§ **Task statement**
Set all the material down again unchanged, without the pictures.

§ **Available records**
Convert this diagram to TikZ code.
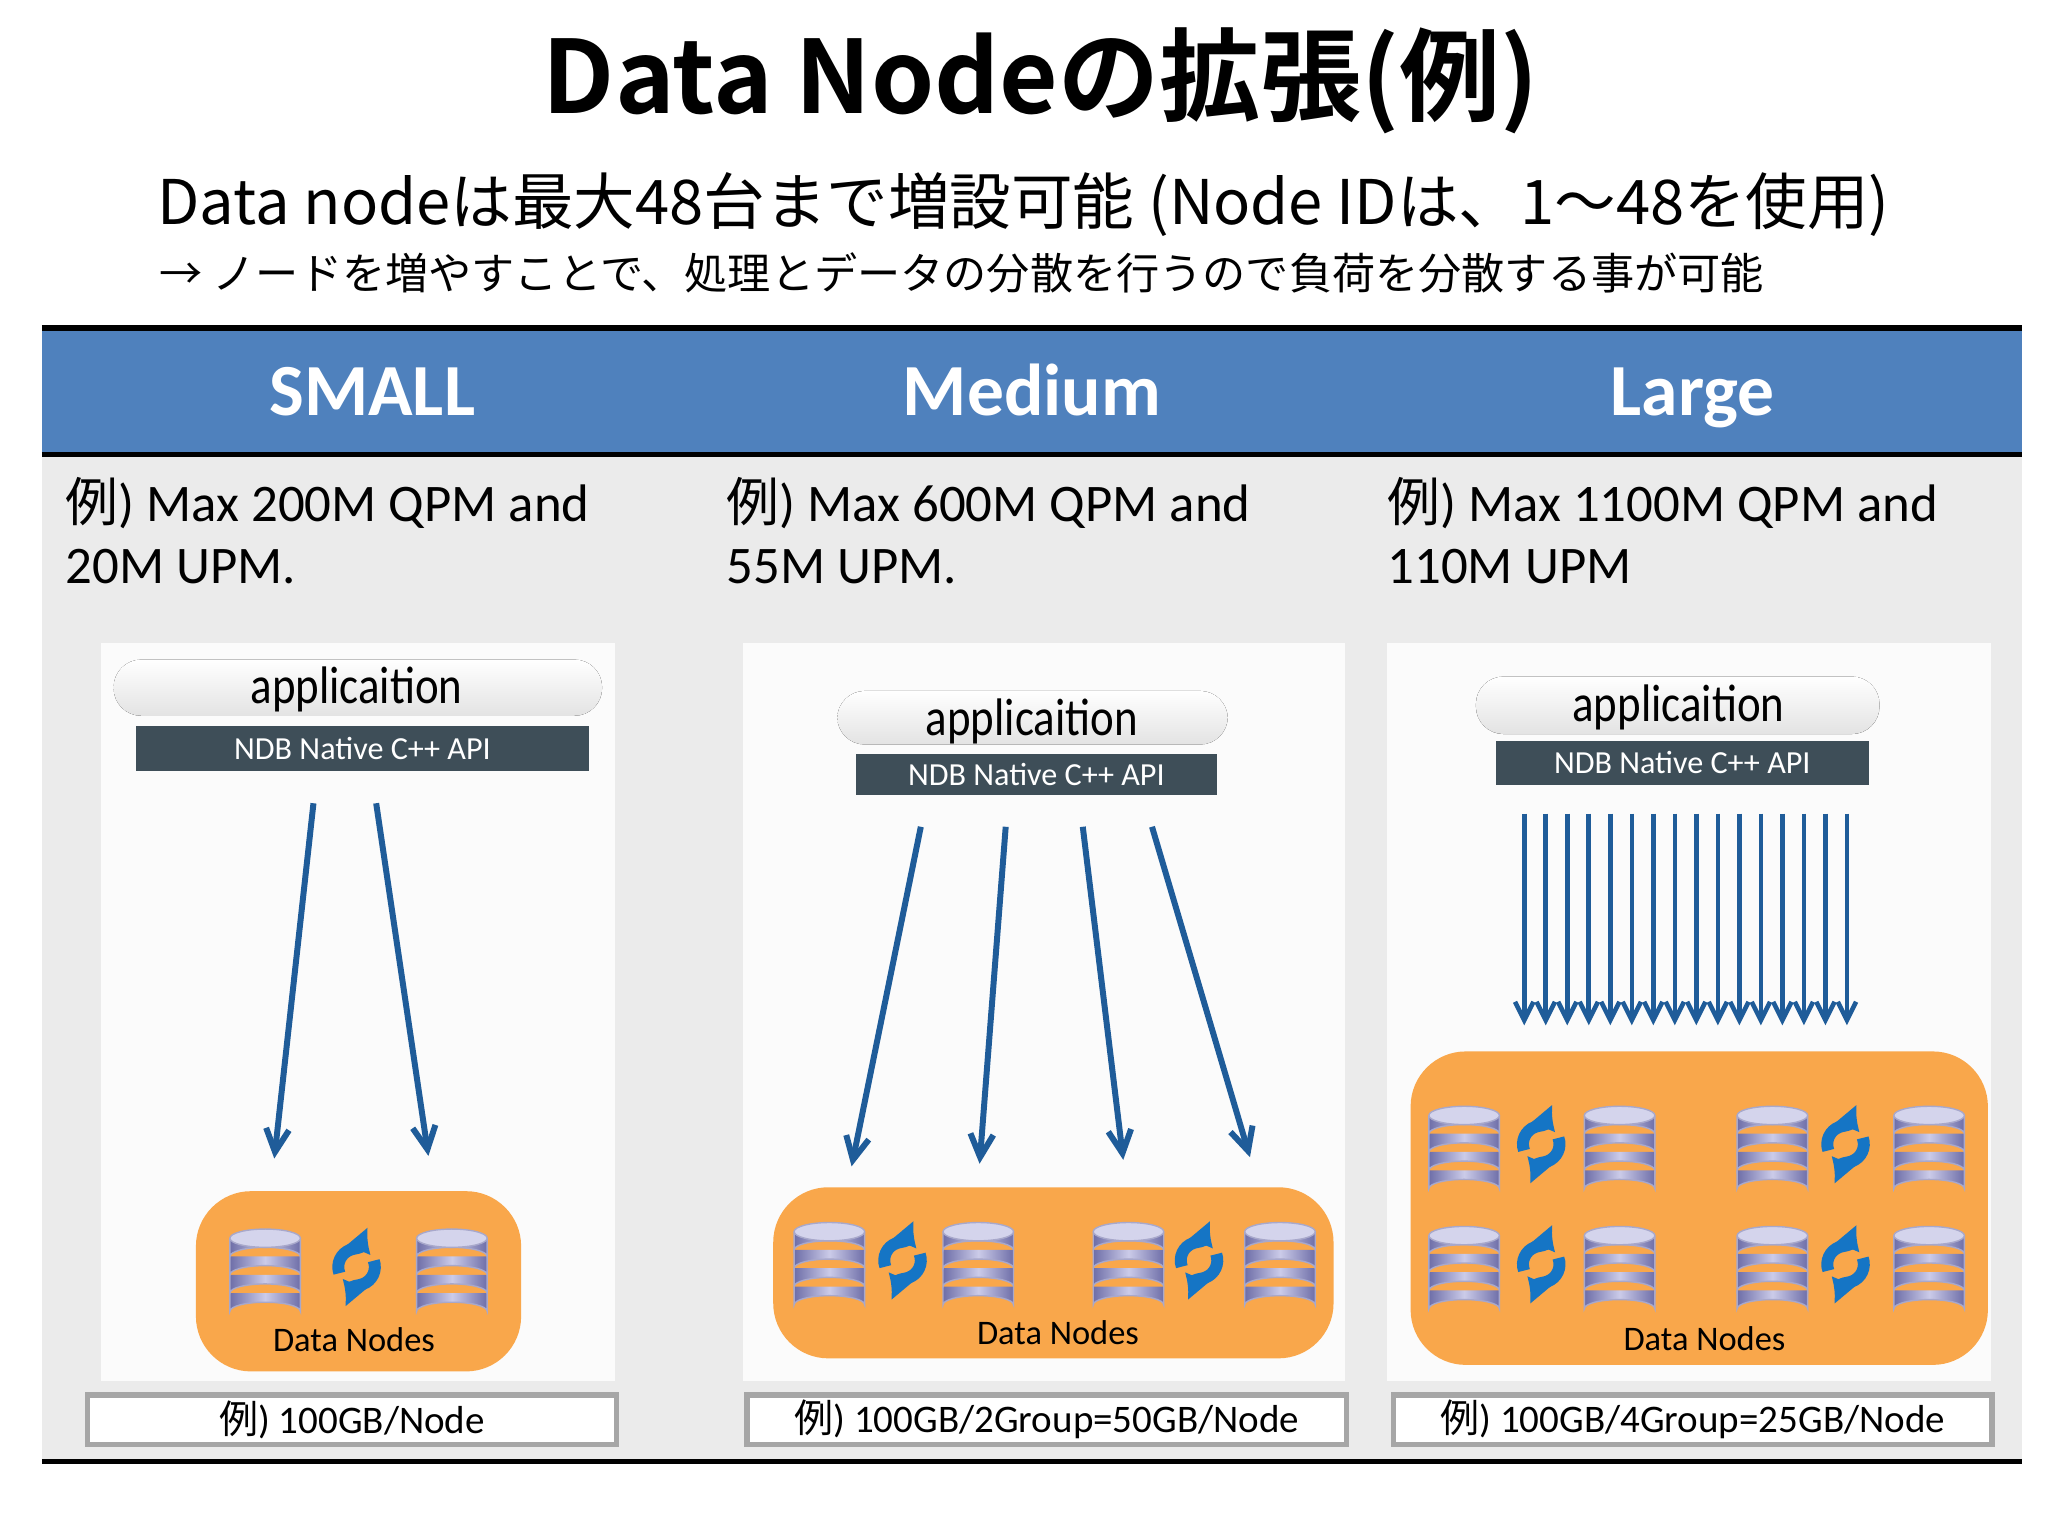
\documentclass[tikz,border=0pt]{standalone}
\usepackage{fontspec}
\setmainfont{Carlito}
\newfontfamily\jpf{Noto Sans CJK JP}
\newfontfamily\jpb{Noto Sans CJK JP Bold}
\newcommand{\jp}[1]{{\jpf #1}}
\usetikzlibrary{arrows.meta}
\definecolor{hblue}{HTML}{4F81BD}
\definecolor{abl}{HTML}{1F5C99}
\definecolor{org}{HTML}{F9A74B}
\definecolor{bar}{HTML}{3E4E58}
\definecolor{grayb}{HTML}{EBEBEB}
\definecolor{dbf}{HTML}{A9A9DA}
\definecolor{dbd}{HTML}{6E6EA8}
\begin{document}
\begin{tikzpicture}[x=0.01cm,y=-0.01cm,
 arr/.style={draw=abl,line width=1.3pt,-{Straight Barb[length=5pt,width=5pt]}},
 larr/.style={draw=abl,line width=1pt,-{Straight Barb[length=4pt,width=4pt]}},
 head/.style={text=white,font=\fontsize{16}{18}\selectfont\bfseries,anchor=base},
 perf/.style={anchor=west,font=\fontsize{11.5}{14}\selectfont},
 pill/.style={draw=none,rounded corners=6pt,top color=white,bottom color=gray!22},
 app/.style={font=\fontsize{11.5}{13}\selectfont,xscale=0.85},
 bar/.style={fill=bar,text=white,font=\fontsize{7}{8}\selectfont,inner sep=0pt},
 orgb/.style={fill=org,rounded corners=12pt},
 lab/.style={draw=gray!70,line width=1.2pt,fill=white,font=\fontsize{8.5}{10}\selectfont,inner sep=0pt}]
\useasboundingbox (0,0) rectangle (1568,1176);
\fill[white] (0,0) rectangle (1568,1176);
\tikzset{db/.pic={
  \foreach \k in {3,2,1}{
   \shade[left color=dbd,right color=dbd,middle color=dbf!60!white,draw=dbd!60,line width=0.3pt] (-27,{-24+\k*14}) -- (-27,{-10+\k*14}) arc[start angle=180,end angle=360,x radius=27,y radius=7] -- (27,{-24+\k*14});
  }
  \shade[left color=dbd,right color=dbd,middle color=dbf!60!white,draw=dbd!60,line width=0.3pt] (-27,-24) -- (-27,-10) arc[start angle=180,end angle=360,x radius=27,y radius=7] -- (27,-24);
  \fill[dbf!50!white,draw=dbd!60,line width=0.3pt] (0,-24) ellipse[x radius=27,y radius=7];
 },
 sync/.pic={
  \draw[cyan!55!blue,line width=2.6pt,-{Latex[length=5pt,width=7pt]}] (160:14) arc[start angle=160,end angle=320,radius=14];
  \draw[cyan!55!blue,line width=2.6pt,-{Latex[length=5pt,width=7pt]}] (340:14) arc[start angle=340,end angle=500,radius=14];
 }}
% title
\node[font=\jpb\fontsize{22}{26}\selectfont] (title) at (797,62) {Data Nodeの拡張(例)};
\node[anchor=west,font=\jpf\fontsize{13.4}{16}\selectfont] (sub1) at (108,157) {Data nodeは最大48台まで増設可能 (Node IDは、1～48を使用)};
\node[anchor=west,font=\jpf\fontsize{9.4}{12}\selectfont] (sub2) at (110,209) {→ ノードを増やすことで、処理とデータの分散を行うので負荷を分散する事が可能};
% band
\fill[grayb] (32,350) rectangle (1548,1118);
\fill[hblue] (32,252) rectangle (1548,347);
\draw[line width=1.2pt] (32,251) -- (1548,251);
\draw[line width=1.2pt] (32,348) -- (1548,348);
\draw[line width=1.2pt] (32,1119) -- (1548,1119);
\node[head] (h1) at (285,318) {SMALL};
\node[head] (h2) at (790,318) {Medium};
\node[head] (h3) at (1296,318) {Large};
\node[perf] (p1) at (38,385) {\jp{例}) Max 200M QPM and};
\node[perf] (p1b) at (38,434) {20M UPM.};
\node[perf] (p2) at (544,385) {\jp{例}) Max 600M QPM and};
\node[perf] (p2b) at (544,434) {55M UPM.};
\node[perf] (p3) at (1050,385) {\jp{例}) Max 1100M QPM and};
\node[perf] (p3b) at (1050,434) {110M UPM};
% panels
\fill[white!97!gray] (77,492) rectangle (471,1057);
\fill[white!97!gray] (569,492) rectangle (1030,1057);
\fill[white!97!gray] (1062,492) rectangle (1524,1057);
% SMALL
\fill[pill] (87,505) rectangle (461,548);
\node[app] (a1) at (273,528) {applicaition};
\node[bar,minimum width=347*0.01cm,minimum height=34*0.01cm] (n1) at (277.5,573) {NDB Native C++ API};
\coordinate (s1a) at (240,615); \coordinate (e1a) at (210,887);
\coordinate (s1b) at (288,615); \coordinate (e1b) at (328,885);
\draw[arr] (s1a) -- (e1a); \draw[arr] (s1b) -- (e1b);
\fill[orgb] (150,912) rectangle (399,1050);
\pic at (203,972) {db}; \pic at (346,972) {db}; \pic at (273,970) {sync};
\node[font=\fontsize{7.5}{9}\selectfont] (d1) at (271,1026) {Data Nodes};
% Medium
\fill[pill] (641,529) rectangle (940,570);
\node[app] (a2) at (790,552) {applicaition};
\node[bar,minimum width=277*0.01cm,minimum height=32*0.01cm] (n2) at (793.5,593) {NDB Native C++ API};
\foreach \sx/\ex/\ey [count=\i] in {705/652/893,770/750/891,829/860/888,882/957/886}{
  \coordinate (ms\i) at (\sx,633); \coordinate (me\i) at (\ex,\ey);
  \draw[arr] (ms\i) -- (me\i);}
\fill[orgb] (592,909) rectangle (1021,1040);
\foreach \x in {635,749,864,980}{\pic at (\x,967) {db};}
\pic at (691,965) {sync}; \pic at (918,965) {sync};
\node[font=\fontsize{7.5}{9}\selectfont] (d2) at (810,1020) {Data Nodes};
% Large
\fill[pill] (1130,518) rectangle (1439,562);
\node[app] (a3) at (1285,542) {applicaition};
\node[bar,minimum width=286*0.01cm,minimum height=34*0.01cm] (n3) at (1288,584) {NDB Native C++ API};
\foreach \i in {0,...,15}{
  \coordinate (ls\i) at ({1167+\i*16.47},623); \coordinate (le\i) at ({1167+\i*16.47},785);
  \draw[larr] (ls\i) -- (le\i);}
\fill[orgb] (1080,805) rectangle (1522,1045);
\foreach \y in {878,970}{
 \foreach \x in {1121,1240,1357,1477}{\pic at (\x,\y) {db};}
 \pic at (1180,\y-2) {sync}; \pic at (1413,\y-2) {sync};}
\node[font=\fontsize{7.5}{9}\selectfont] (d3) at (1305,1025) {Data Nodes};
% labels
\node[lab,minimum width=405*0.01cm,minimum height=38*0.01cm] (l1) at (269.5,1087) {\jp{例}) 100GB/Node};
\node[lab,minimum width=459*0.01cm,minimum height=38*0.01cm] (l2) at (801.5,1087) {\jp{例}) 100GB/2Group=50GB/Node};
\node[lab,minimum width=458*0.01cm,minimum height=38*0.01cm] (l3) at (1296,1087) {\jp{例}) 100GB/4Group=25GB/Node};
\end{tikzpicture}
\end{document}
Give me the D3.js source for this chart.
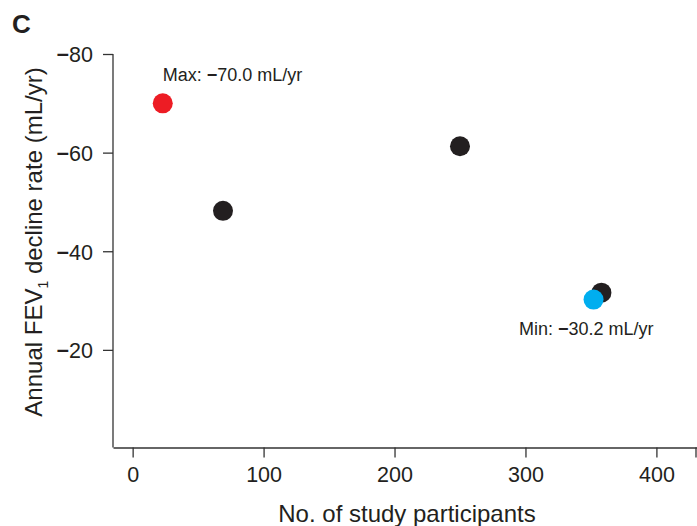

§ **Response for this exercise**
Convert this diagram to TikZ code.
\documentclass[tikz,border=0pt]{standalone}
\usepackage{fontspec}
\setmainfont{Carlito}
\newfontfamily\jpf{Noto Sans CJK JP}
\newfontfamily\jpb{Noto Sans CJK JP Bold}
\newcommand{\jp}[1]{{\jpf #1}}
\usetikzlibrary{arrows.meta}
\definecolor{hblue}{HTML}{4F81BD}
\definecolor{abl}{HTML}{1F5C99}
\definecolor{org}{HTML}{F9A74B}
\definecolor{bar}{HTML}{3E4E58}
\definecolor{grayb}{HTML}{EBEBEB}
\definecolor{dbf}{HTML}{A9A9DA}
\definecolor{dbd}{HTML}{6E6EA8}
\begin{document}
\begin{tikzpicture}[x=0.01cm,y=-0.01cm,
 arr/.style={draw=abl,line width=1.3pt,-{Straight Barb[length=5pt,width=5pt]}},
 larr/.style={draw=abl,line width=1pt,-{Straight Barb[length=4pt,width=4pt]}},
 head/.style={text=white,font=\fontsize{16}{18}\selectfont\bfseries,anchor=base},
 perf/.style={anchor=west,font=\fontsize{11.5}{14}\selectfont},
 pill/.style={draw=none,rounded corners=6pt,top color=white,bottom color=gray!22},
 app/.style={font=\fontsize{11.5}{13}\selectfont,xscale=0.85},
 bar/.style={fill=bar,text=white,font=\fontsize{7}{8}\selectfont,inner sep=0pt},
 orgb/.style={fill=org,rounded corners=12pt},
 lab/.style={draw=gray!70,line width=1.2pt,fill=white,font=\fontsize{8.5}{10}\selectfont,inner sep=0pt}]
\useasboundingbox (0,0) rectangle (1568,1176);
\fill[white] (0,0) rectangle (1568,1176);
\tikzset{db/.pic={
  \foreach \k in {3,2,1}{
   \shade[left color=dbd,right color=dbd,middle color=dbf!60!white,draw=dbd!60,line width=0.3pt] (-27,{-24+\k*14}) -- (-27,{-10+\k*14}) arc[start angle=180,end angle=360,x radius=27,y radius=7] -- (27,{-24+\k*14});
  }
  \shade[left color=dbd,right color=dbd,middle color=dbf!60!white,draw=dbd!60,line width=0.3pt] (-27,-24) -- (-27,-10) arc[start angle=180,end angle=360,x radius=27,y radius=7] -- (27,-24);
  \fill[dbf!50!white,draw=dbd!60,line width=0.3pt] (0,-24) ellipse[x radius=27,y radius=7];
 },
 sync/.pic={
  \draw[cyan!55!blue,line width=2.6pt,-{Latex[length=5pt,width=7pt]}] (160:14) arc[start angle=160,end angle=320,radius=14];
  \draw[cyan!55!blue,line width=2.6pt,-{Latex[length=5pt,width=7pt]}] (340:14) arc[start angle=340,end angle=500,radius=14];
 }}
% title
\node[font=\jpb\fontsize{22}{26}\selectfont] (title) at (797,62) {Data Nodeの拡張(例)};
\node[anchor=west,font=\jpf\fontsize{13.4}{16}\selectfont] (sub1) at (108,157) {Data nodeは最大48台まで増設可能 (Node IDは、1～48を使用)};
\node[anchor=west,font=\jpf\fontsize{9.4}{12}\selectfont] (sub2) at (110,209) {→ ノードを増やすことで、処理とデータの分散を行うので負荷を分散する事が可能};
% band
\fill[grayb] (32,350) rectangle (1548,1118);
\fill[hblue] (32,252) rectangle (1548,347);
\draw[line width=1.2pt] (32,251) -- (1548,251);
\draw[line width=1.2pt] (32,348) -- (1548,348);
\draw[line width=1.2pt] (32,1119) -- (1548,1119);
\node[head] (h1) at (285,318) {SMALL};
\node[head] (h2) at (790,318) {Medium};
\node[head] (h3) at (1296,318) {Large};
\node[perf] (p1) at (38,385) {\jp{例}) Max 200M QPM and};
\node[perf] (p1b) at (38,434) {20M UPM.};
\node[perf] (p2) at (544,385) {\jp{例}) Max 600M QPM and};
\node[perf] (p2b) at (544,434) {55M UPM.};
\node[perf] (p3) at (1050,385) {\jp{例}) Max 1100M QPM and};
\node[perf] (p3b) at (1050,434) {110M UPM};
% panels
\fill[white!97!gray] (77,492) rectangle (471,1057);
\fill[white!97!gray] (569,492) rectangle (1030,1057);
\fill[white!97!gray] (1062,492) rectangle (1524,1057);
% SMALL
\fill[pill] (87,505) rectangle (461,548);
\node[app] (a1) at (273,528) {applicaition};
\node[bar,minimum width=347*0.01cm,minimum height=34*0.01cm] (n1) at (277.5,573) {NDB Native C++ API};
\coordinate (s1a) at (240,615); \coordinate (e1a) at (210,887);
\coordinate (s1b) at (288,615); \coordinate (e1b) at (328,885);
\draw[arr] (s1a) -- (e1a); \draw[arr] (s1b) -- (e1b);
\fill[orgb] (150,912) rectangle (399,1050);
\pic at (203,972) {db}; \pic at (346,972) {db}; \pic at (273,970) {sync};
\node[font=\fontsize{7.5}{9}\selectfont] (d1) at (271,1026) {Data Nodes};
% Medium
\fill[pill] (641,529) rectangle (940,570);
\node[app] (a2) at (790,552) {applicaition};
\node[bar,minimum width=277*0.01cm,minimum height=32*0.01cm] (n2) at (793.5,593) {NDB Native C++ API};
\foreach \sx/\ex/\ey [count=\i] in {705/652/893,770/750/891,829/860/888,882/957/886}{
  \coordinate (ms\i) at (\sx,633); \coordinate (me\i) at (\ex,\ey);
  \draw[arr] (ms\i) -- (me\i);}
\fill[orgb] (592,909) rectangle (1021,1040);
\foreach \x in {635,749,864,980}{\pic at (\x,967) {db};}
\pic at (691,965) {sync}; \pic at (918,965) {sync};
\node[font=\fontsize{7.5}{9}\selectfont] (d2) at (810,1020) {Data Nodes};
% Large
\fill[pill] (1130,518) rectangle (1439,562);
\node[app] (a3) at (1285,542) {applicaition};
\node[bar,minimum width=286*0.01cm,minimum height=34*0.01cm] (n3) at (1288,584) {NDB Native C++ API};
\foreach \i in {0,...,15}{
  \coordinate (ls\i) at ({1167+\i*16.47},623); \coordinate (le\i) at ({1167+\i*16.47},785);
  \draw[larr] (ls\i) -- (le\i);}
\fill[orgb] (1080,805) rectangle (1522,1045);
\foreach \y in {878,970}{
 \foreach \x in {1121,1240,1357,1477}{\pic at (\x,\y) {db};}
 \pic at (1180,\y-2) {sync}; \pic at (1413,\y-2) {sync};}
\node[font=\fontsize{7.5}{9}\selectfont] (d3) at (1305,1025) {Data Nodes};
% labels
\node[lab,minimum width=405*0.01cm,minimum height=38*0.01cm] (l1) at (269.5,1087) {\jp{例}) 100GB/Node};
\node[lab,minimum width=459*0.01cm,minimum height=38*0.01cm] (l2) at (801.5,1087) {\jp{例}) 100GB/2Group=50GB/Node};
\node[lab,minimum width=458*0.01cm,minimum height=38*0.01cm] (l3) at (1296,1087) {\jp{例}) 100GB/4Group=25GB/Node};
\end{tikzpicture}
\end{document}
Give me the D3.js source for this chart.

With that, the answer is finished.